A shift toward India
“It seems that the India-U.S. bonhomie has reached a new high,” said the Daily News and Analysis (India) in an editorial. U.S. Secretary of State Rex Tillerson was full of praise for New Delhi last week as he toured India, Afghanistan, and Pakistan. He spoke of how our two nations’ partnership would endure for “the next 100 years” and effectively “promised to support India’s rise as a leading power.” The Trump administration is cultivating India as a “counterweight to China, whose growing clout in the subcontinent and in the South China Sea area has become a global concern.” And this is not just rhetoric: The U.S. offered to supply India with F-16 and F-18 fighter jets, as well as armed Predator drones.

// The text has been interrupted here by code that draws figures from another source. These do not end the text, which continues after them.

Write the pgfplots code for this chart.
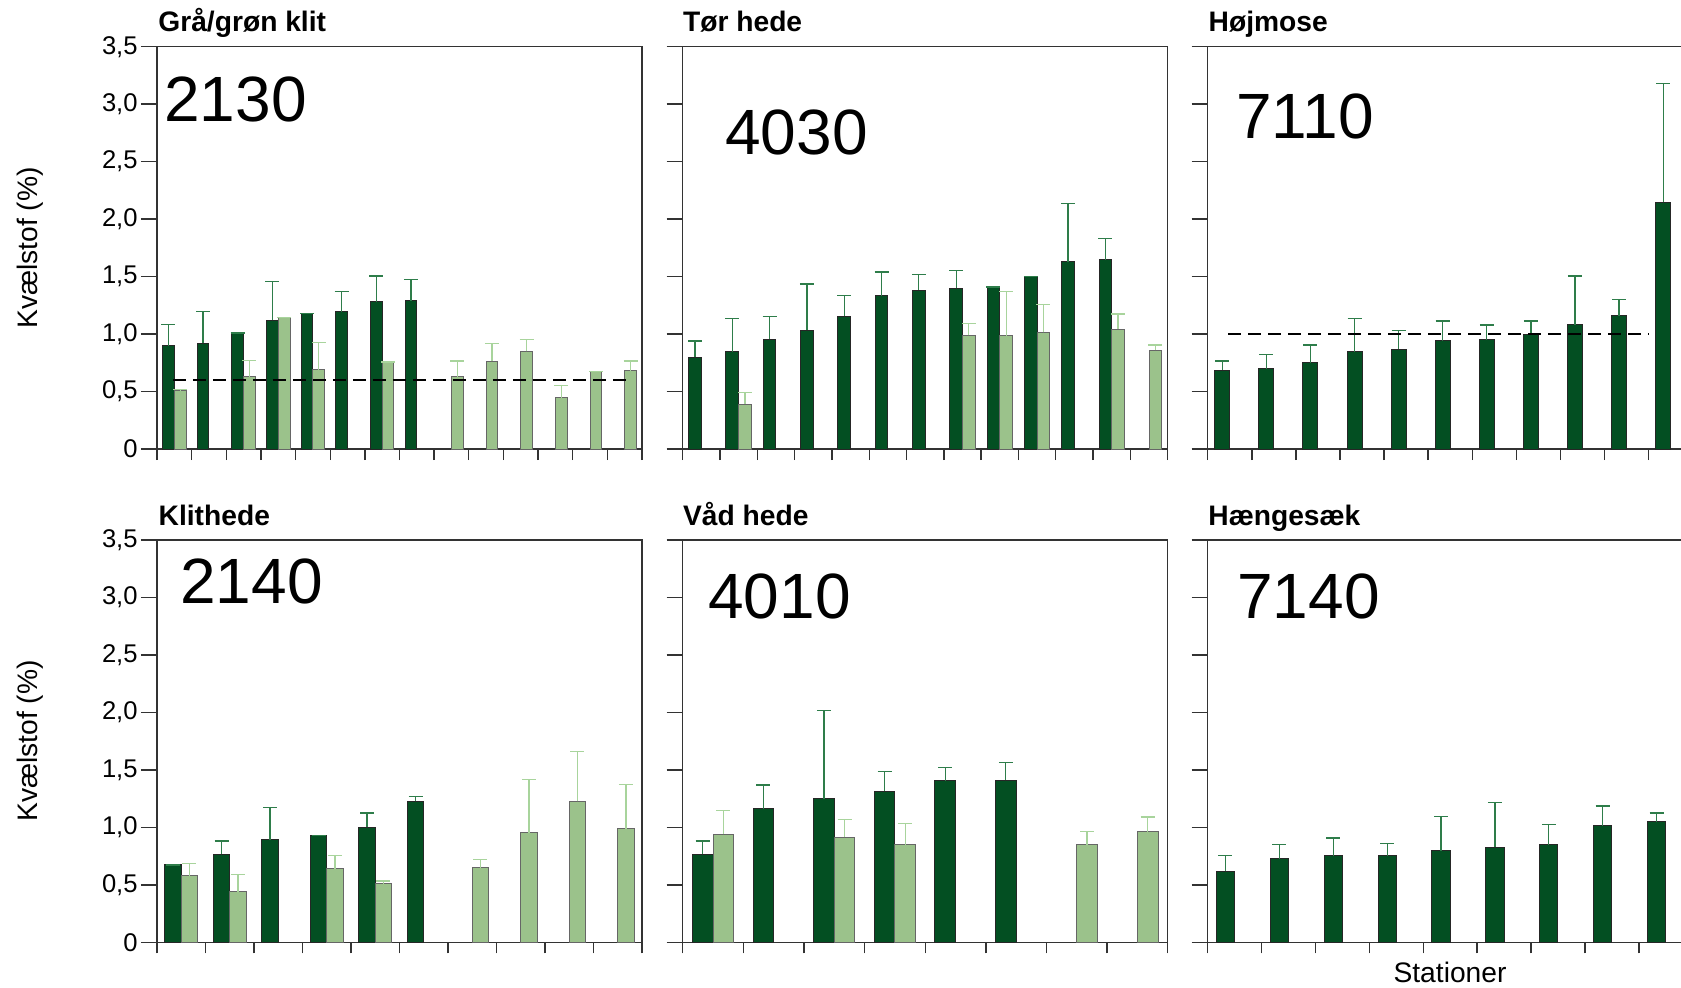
\documentclass[border=0pt]{standalone}
\usepackage{fontspec}
\setmainfont{Liberation Sans}
\usepackage{pgfplots}
\pgfplotsset{compat=1.18}
\definecolor{dk}{HTML}{034F22}
\definecolor{lt}{HTML}{9BC28B}
\definecolor{dkerr}{HTML}{2E7D4A}
\definecolor{lterr}{HTML}{A8D49C}
\newcommand{\tfnt}{\fontsize{12.8}{14}\selectfont}
\newcommand{\lfnt}{\fontsize{14.1}{16}\selectfont}
\newcommand{\bfnt}{\fontsize{14.1}{16}\selectfont\bfseries}
\newcommand{\bignum}{\fontsize{32}{36}\selectfont}
\pgfplotsset{
  panel/.style={scale only axis, width=242.5pt, height=201.15pt, anchor=south west,
    ymin=0, ymax=3.5, ytick={0,0.5,1,1.5,2,2.5,3,3.5}, yticklabels={},
    xticklabels={}, tick align=outside, xtick pos=bottom, ytick pos=left,
    major tick length=8pt,
    xtick style={/pgfplots/major tick length=5.5pt},
    axis line style={black!80, line width=0.7pt},
    tick style={black!80, line width=0.7pt},
    tick label style={font=\tfnt},
    yticklabel style={inner sep=1.5pt}},
  firstcol/.style={yticklabels={0,{0,5},{1,0},{1,5},{2,0},{2,5},{3,0},{3,5}}},
  dark/.style={ybar, bar width=0.34, bar shift=0, fill=dk, draw=black!85, line width=0.5pt,
    error bars/.cd, y dir=plus, y explicit,
    error bar style={dkerr, line width=0.6pt},
    error mark options={rotate=90, dkerr, mark size=3.5pt, line width=0.6pt}},
  light/.style={ybar, bar width=0.34, bar shift=0, fill=lt, draw=black!60, line width=0.5pt,
    error bars/.cd, y dir=plus, y explicit,
    error bar style={lterr, line width=0.6pt},
    error mark options={rotate=90, lterr, mark size=3.5pt, line width=0.6pt}},
  ref/.style={black, line width=0.6pt, dash pattern=on 6.5pt off 3.5pt, mark=none, forget plot}
}
\begin{document}
\begin{tikzpicture}
\useasboundingbox (0,0) rectangle (840.5pt,493.5pt);
\clip (0,0) rectangle (840.5pt,493.5pt);

% ---------- Panel 1: Graa/groen klit (2130)
\begin{axis}[panel, firstcol, at={(78.5pt,269pt)}, xmin=0, xmax=14, xtick={0,1,...,14}]
\addplot[dark] coordinates {
 (0.33,0.90) +- (0,0.18)
 (1.33,0.92) +- (0,0.275)
 (2.33,1.01) +- (0,0)
 (3.33,1.12) +- (0,0.34)
 (4.33,1.18) +- (0,0)
 (5.33,1.195) +- (0,0.175)
 (6.33,1.28) +- (0,0.225)
 (7.33,1.29) +- (0,0.185)
};
\addplot[light] coordinates {
 (0.67,0.505) +- (0,0.01)
 (2.67,0.63) +- (0,0.14)
 (3.67,1.145) +- (0,0)
 (4.67,0.69) +- (0,0.24)
 (6.67,0.757) +- (0,0)
 (8.67,0.63) +- (0,0.135)
 (9.67,0.765) +- (0,0.155)
 (10.67,0.85) +- (0,0.10)
 (11.67,0.445) +- (0,0.11)
 (12.67,0.673) +- (0,0)
 (13.67,0.68) +- (0,0.085)
};
\addplot[ref] coordinates {(0.46,0.6) (13.7,0.6)};
\end{axis}

% ---------- Panel 2: Toer hede (4030)
\begin{axis}[panel, at={(341.35pt,269pt)}, xmin=0, xmax=13, xtick={0,1,...,13}]
\addplot[dark] coordinates {
 (0.33,0.80) +- (0,0.14)
 (1.33,0.847) +- (0,0.29)
 (2.33,0.954) +- (0,0.20)
 (3.33,1.035) +- (0,0.40)
 (4.33,1.157) +- (0,0.177)
 (5.33,1.334) +- (0,0.206)
 (6.33,1.383) +- (0,0.136)
 (7.33,1.40) +- (0,0.154)
 (8.33,1.409) +- (0,0)
 (9.33,1.50) +- (0,0)
 (10.33,1.63) +- (0,0.507)
 (11.33,1.647) +- (0,0.185)
};
\addplot[light] coordinates {
 (1.67,0.391) +- (0,0.10)
 (7.67,0.989) +- (0,0.104)
 (8.67,0.986) +- (0,0.382)
 (9.67,1.015) +- (0,0.24)
 (11.67,1.044) +- (0,0.13)
 (12.67,0.861) +- (0,0.044)
};
\end{axis}

% ---------- Panel 3: Hoejmose (7110)
\begin{axis}[panel, at={(603.85pt,269pt)}, xmin=0, xmax=11, xtick={0,1,...,11}]
\addplot[dark] coordinates {
 (0.33,0.687) +- (0,0.078)
 (1.33,0.699) +- (0,0.124)
 (2.33,0.751) +- (0,0.154)
 (3.33,0.847) +- (0,0.29)
 (4.33,0.87) +- (0,0.162)
 (5.33,0.942) +- (0,0.171)
 (6.33,0.951) +- (0,0.128)
 (7.33,0.997) +- (0,0.116)
 (8.33,1.079) +- (0,0.426)
 (9.33,1.16) +- (0,0.139)
 (10.33,2.146) +- (0,1.032)
};
\addplot[ref] coordinates {(0.47,1.0) (10.0,1.0)};
\end{axis}

% ---------- Panel 4: Klithede (2140)
\begin{axis}[panel, firstcol, at={(78.5pt,22.35pt)}, xmin=0, xmax=10, xtick={0,1,...,10}]
\addplot[dark] coordinates {
 (0.33,0.673) +- (0,0)
 (1.33,0.768) +- (0,0.113)
 (2.33,0.893) +- (0,0.278)
 (3.33,0.928) +- (0,0)
 (4.33,1.0) +- (0,0.125)
 (5.33,1.226) +- (0,0.041)
};
\addplot[light] coordinates {
 (0.67,0.58) +- (0,0.104)
 (1.67,0.441) +- (0,0.15)
 (3.67,0.641) +- (0,0.116)
 (4.67,0.51) +- (0,0.023)
 (6.67,0.649) +- (0,0.07)
 (7.67,0.951) +- (0,0.464)
 (8.67,1.226) +- (0,0.432)
 (9.67,0.989) +- (0,0.385)
};
\end{axis}

% ---------- Panel 5: Vaad hede (4010)
\begin{axis}[panel, at={(341.35pt,22.35pt)}, xmin=0, xmax=8, xtick={0,1,...,8}]
\addplot[dark] coordinates {
 (0.33,0.768) +- (0,0.113)
 (1.33,1.163) +- (0,0.206)
 (2.33,1.247) +- (0,0.771)
 (3.33,1.316) +- (0,0.169)
 (4.33,1.406) +- (0,0.113)
 (5.33,1.412) +- (0,0.154)
};
\addplot[light] coordinates {
 (0.67,0.942) +- (0,0.206)
 (2.67,0.916) +- (0,0.151)
 (3.67,0.85) +- (0,0.182)
 (6.67,0.847) +- (0,0.116)
 (7.67,0.963) +- (0,0.127)
};
\end{axis}

% ---------- Panel 6: Haengesaek (7140)
\begin{axis}[panel, at={(603.85pt,22.35pt)}, xmin=0, xmax=9, xtick={0,1,...,9}]
\addplot[dark] coordinates {
 (0.33,0.62) +- (0,0.134)
 (1.33,0.725) +- (0,0.125)
 (2.33,0.754) +- (0,0.153)
 (3.33,0.754) +- (0,0.107)
 (4.33,0.797) +- (0,0.296)
 (5.33,0.829) +- (0,0.389)
 (6.33,0.85) +- (0,0.173)
 (7.33,1.015) +- (0,0.171)
 (8.33,1.047) +- (0,0.078)
};
\end{axis}

% ---------- Text
\node[anchor=base west, inner sep=0] at (79pt,477.5pt) {\bfnt Grå/grøn klit};
\node[anchor=base west, inner sep=0] at (341.35pt,477.5pt) {\bfnt Tør hede};
\node[anchor=base west, inner sep=0] at (604.15pt,477.5pt) {\bfnt Højmose};
\node[anchor=base west, inner sep=0] at (79.15pt,231pt) {\bfnt Klithede};
\node[anchor=base west, inner sep=0] at (341.35pt,231pt) {\bfnt Våd hede};
\node[anchor=base west, inner sep=0] at (604pt,231pt) {\bfnt Hængesæk};

\node[anchor=base west, inner sep=0] at (82pt,432.65pt) {\bignum 2130};
\node[anchor=base west, inner sep=0] at (362.5pt,416pt) {\bignum 4030};
\node[anchor=base west, inner sep=0] at (618pt,424.35pt) {\bignum 7110};
\node[anchor=base west, inner sep=0] at (90pt,191.85pt) {\bignum 2140};
\node[anchor=base west, inner sep=0] at (354pt,184.35pt) {\bignum 4010};
\node[anchor=base west, inner sep=0] at (618.5pt,184.35pt) {\bignum 7140};

\node[rotate=90, inner sep=0] at (15pt,369.5pt) {\lfnt Kvælstof (\%)};
\node[rotate=90, inner sep=0] at (15pt,123pt) {\lfnt Kvælstof (\%)};
\node[anchor=base, inner sep=0] at (725pt,2.15pt) {\lfnt Stationer};
\end{tikzpicture}
\end{document}
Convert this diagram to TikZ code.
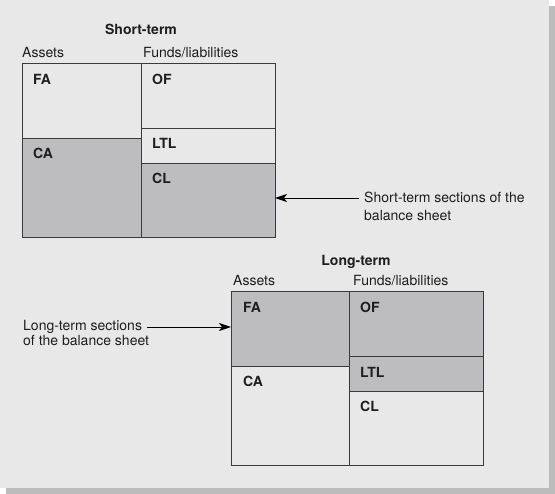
\documentclass[tikz,border=0pt]{standalone}
\usepackage{fontspec}
\setmainfont{TeX Gyre Heros}
\usetikzlibrary{arrows.meta}
\definecolor{bgc}{HTML}{E8E8E8}
\definecolor{shadowc}{HTML}{BCBCBD}
\definecolor{cellgray}{HTML}{BDBDBF}
\definecolor{linec}{HTML}{3A3A3A}
\definecolor{textc}{HTML}{1E1E1E}
\tikzset{
  cell/.style={draw=linec, line width=1pt, inner sep=0pt, outer sep=0pt, anchor=north west},
  lightcell/.style={cell, fill=bgc},
  graycell/.style={cell, fill=cellgray},
  txt/.style={font=\fontsize{14}{17}\selectfont, text=textc, inner sep=0pt, anchor=base west},
  btxt/.style={txt, font=\fontsize{14}{17}\selectfont\bfseries},
  ttl/.style={btxt, anchor=base},
  arr/.style={draw=black, line width=0.9pt, -{Stealth[length=12pt,width=8pt,inset=3pt]}}
}
\begin{document}
\begin{tikzpicture}[x=1pt,y=-1pt]
\useasboundingbox (0,0) rectangle (555,494);
\fill[shadowc] (6,6) rectangle (555,494);
\fill[bgc] (0,0) rectangle (549,488);

% Short-term
\node[ttl] (stitle) at (141,35) {Short-term};
\node[txt] (sassets) at (22,58) {Assets};
\node[txt] (sfunds) at (143,58) {Funds/liabilities};
\node[lightcell, minimum width=119pt, minimum height=75pt] (sFA) at (22,64) {};
\node[graycell, minimum width=119pt, minimum height=99pt] (sCA) at (22,139) {};
\node[lightcell, minimum width=134pt, minimum height=65pt] (sOF) at (141,64) {};
\node[lightcell, minimum width=134pt, minimum height=35pt] (sLTL) at (141,129) {};
\node[graycell, minimum width=134pt, minimum height=74pt] (sCL) at (141,164) {};
\node[btxt] (sFAt) at (33,85) {FA};
\node[btxt] (sCAt) at (33,159) {CA};
\node[btxt] (sOFt) at (152,85) {OF};
\node[btxt] (sLTLt) at (152,149) {LTL};
\node[btxt] (sCLt) at (152,184) {CL};

% Short-term annotation
\node[txt] (sn1) at (364,203) {Short-term sections of the};
\node[txt] (sn2) at (364,220.5) {balance sheet};
\coordinate (sa) at (359,198);
\draw[arr] (sa) -- (sa -| sCL.east);

% Long-term
\node[ttl] (ltitle) at (356,266) {Long-term};
\node[txt] (lassets) at (233,286) {Assets};
\node[txt] (lfunds) at (353,286) {Funds/liabilities};
\node[graycell, minimum width=118pt, minimum height=75pt] (lFA) at (231,292) {};
\node[lightcell, minimum width=118pt, minimum height=99pt] (lCA) at (231,367) {};
\node[graycell, minimum width=134pt, minimum height=65pt] (lOF) at (349,292) {};
\node[graycell, minimum width=134pt, minimum height=35pt] (lLTL) at (349,357) {};
\node[lightcell, minimum width=134pt, minimum height=74pt] (lCL) at (349,392) {};
\node[btxt] (lFAt) at (243,313) {FA};
\node[btxt] (lCAt) at (243,387) {CA};
\node[btxt] (lOFt) at (360,313) {OF};
\node[btxt] (lLTLt) at (360,378) {LTL};
\node[btxt] (lCLt) at (360,412) {CL};

% Long-term annotation
\node[txt] (ln1) at (23,331) {Long-term sections};
\node[txt] (ln2) at (23,346) {of the balance sheet};
\coordinate (la) at (147,327);
\draw[arr] (la) -- (la -| lFA.west);
\end{tikzpicture}
\end{document}
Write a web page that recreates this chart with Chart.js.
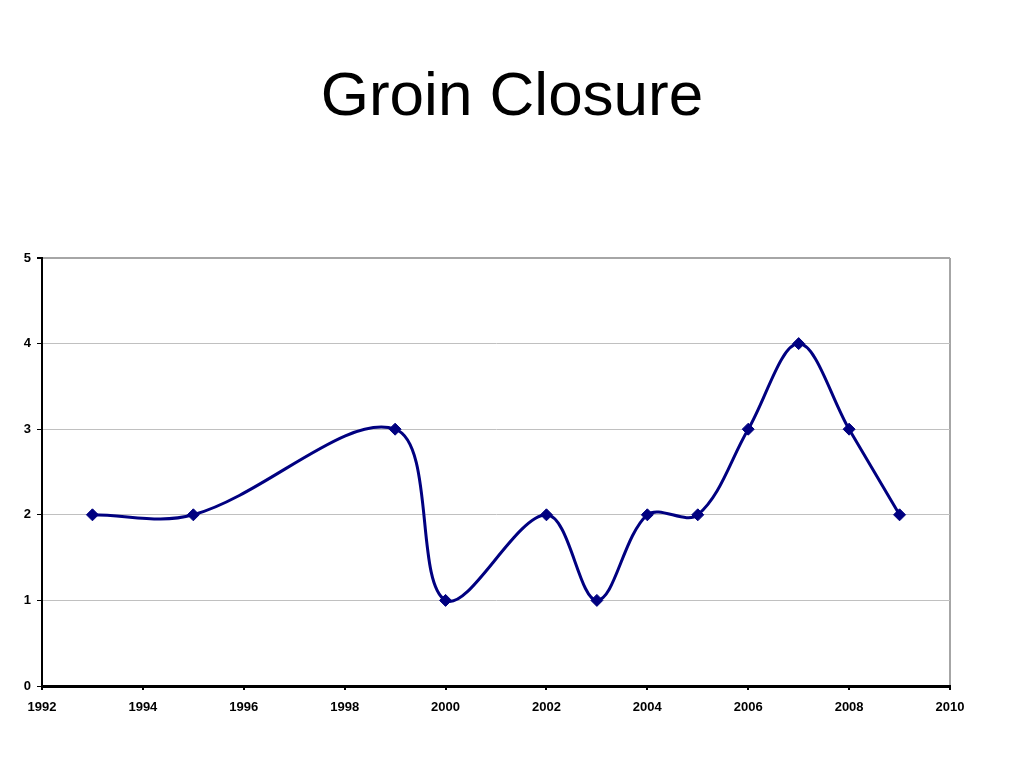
<!DOCTYPE html>
<html>
<head>
<meta charset="utf-8">
<script src="https://cdn.jsdelivr.net/npm/chart.js@4"></script>
<style>
  html, body { margin: 0; padding: 0; background: #fff; }
  #wrap { position: relative; width: 1024px; height: 768px; }
  #title { position: absolute; left: 0; top: 63px; width: 1024px; text-align: center;
    font-family: "Liberation Sans", Arial, sans-serif; font-size: 62px; color: #000; line-height: 1; }
  canvas { position: absolute; left: 0; top: 0; }
</style>
</head>
<body>
<div id="wrap">
  <canvas id="c" width="1024" height="768"></canvas>
  <div id="title">Groin Closure</div>
</div>
<script>
const years = [1993, 1995, 1999, 2000, 2002, 2003, 2004, 2005, 2006, 2007, 2008, 2009];
const values = [2, 2, 3, 1, 2, 1, 2, 2, 3, 4, 3, 2];
const xTickLabels = ['1992','1994','1996','1998','2000','2002','2004','2006','2008','2010'];
const yTickLabels = ['0','1','2','3','4','5'];

const points = years.map((y, i) => ({ x: y, y: values[i] }));
const navy = '#000080';

new Chart(document.getElementById('c'), {
  type: 'line',
  data: {
    datasets: [{
      data: points,
      borderColor: navy,
      backgroundColor: navy,
      borderWidth: 3,
      tension: 0.35,
      pointStyle: 'rectRot',
      pointRadius: 6,
      pointHoverRadius: 6,
      pointBackgroundColor: navy,
      pointBorderColor: navy,
      pointBorderWidth: 1,
      fill: false
    }]
  },
  options: {
    responsive: false,
    animation: false,
    events: [],
    layout: { padding: { left: 0, top: 258, right: 74, bottom: 46 } },
    plugins: { legend: { display: false }, tooltip: { enabled: false }, title: { display: false } },
    scales: {
      x: {
        type: 'linear',
        min: 1992, max: 2010,
        afterFit: s => { s.height = 36; },
        afterBuildTicks: s => { s.ticks = xTickLabels.map(t => ({ value: Number(t) })); },
        ticks: {
          autoSkip: false,
          maxRotation: 0,
          padding: 10,
          color: '#000',
          font: { family: '"Liberation Sans", Arial, sans-serif', size: 13, weight: 'bold' },
          callback: (v) => xTickLabels.includes(String(v)) ? String(v) : ''
        },
        grid: {
          color: c => (c.tick && c.tick.value === 2010) ? '#a6a6a6' : 'rgba(0,0,0,0)',
          lineWidth: 2,
          tickColor: '#000',
          tickLength: 4,
          drawOnChartArea: true
        },
        border: { display: true, color: '#000', width: 3 }
      },
      y: {
        min: 0, max: 5,
        afterFit: s => { s.width = 42; },
        ticks: {
          stepSize: 1,
          padding: 6,
          color: '#000',
          font: { family: '"Liberation Sans", Arial, sans-serif', size: 13, weight: 'bold' },
          callback: (v) => yTickLabels[v] !== undefined ? yTickLabels[v] : ''
        },
        grid: {
          color: c => (c.tick && c.tick.value === 0) ? 'rgba(0,0,0,0)' : (c.tick && c.tick.value === 5 ? '#a6a6a6' : '#c0c0c0'),
          lineWidth: c => (c.tick && c.tick.value === 5) ? 2 : 1,
          tickColor: '#000',
          tickLength: 5
        },
        border: { display: true, color: '#000', width: 2 }
      }
    }
  }
});
</script>
</body>
</html>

Equally telling was how negative Tillerson was toward Pakistan, said Chidanand Rajghatta in The Times of India (India). The secretary and his aides warned Islamabad that it had to crack down on the numerous Islamist terrorist groups “that find safe haven inside of Pakistan”—or the U.S. would “adjust” its tactics and strategies accordingly. The U.S. has already made clear what this adjusted, less diplomatic, approach might look like. Tillerson’s visit was preceded by dozens of drone strikes on suspected militants inside Pakistan and the expulsion of a prominent Pakistani bank from the U.S. because of its failure to comply with laws on money laundering and terrorist financing. The Trump administration has many more tools at its disposal “if Pakistan remains defiant or in denial.” The U.S. has put Pakistan in an impossible position, said Munir Akram in Dawn (Pakistan). It wants us to attack the Afghan Taliban and its allies so that American troops’ stay in Afghanistan will be “as ‘comfortable’ as possible.” We know what would happen next: The Afghan Taliban would retaliate with terrorist attacks in Pakistan, and our nation would no longer be able to act as an impartial intermediary in the peace talks between the Afghan government and the militants. “This will prolong Afghanistan’s civil war, the suffering of its people, and instability in the region.” Worse, the U.S. is tacitly condoning increased Indian aggression in the disputed Kashmir region. Now is the time for China, “the dragon in the room,” to respond. China was on Pakistan’s side “during all previous Pakistan-India crises,” including the 1965 and 1971 wars, and it surely does not want to see the U.S. use India against it. Let’s hope that when Trump goes to Beijing next week, Chinese President Xi Jinping will express his “opposition to America’s India-centric policies.”
Partnership with Washington is certainly an opportunity for India, said The Indian Express (India) in an editorial, but trusting the Trump administration is tricky. Given the upheaval in Trump’s Cabinet, “Tillerson may not last long” at State. And Trump’s policy flip-flops are well documented: While on his trip to China, he “could well change his mind on India.” Our leaders in New Delhi should see the new U.S. relationship not as a done deal but as “a work in progress.”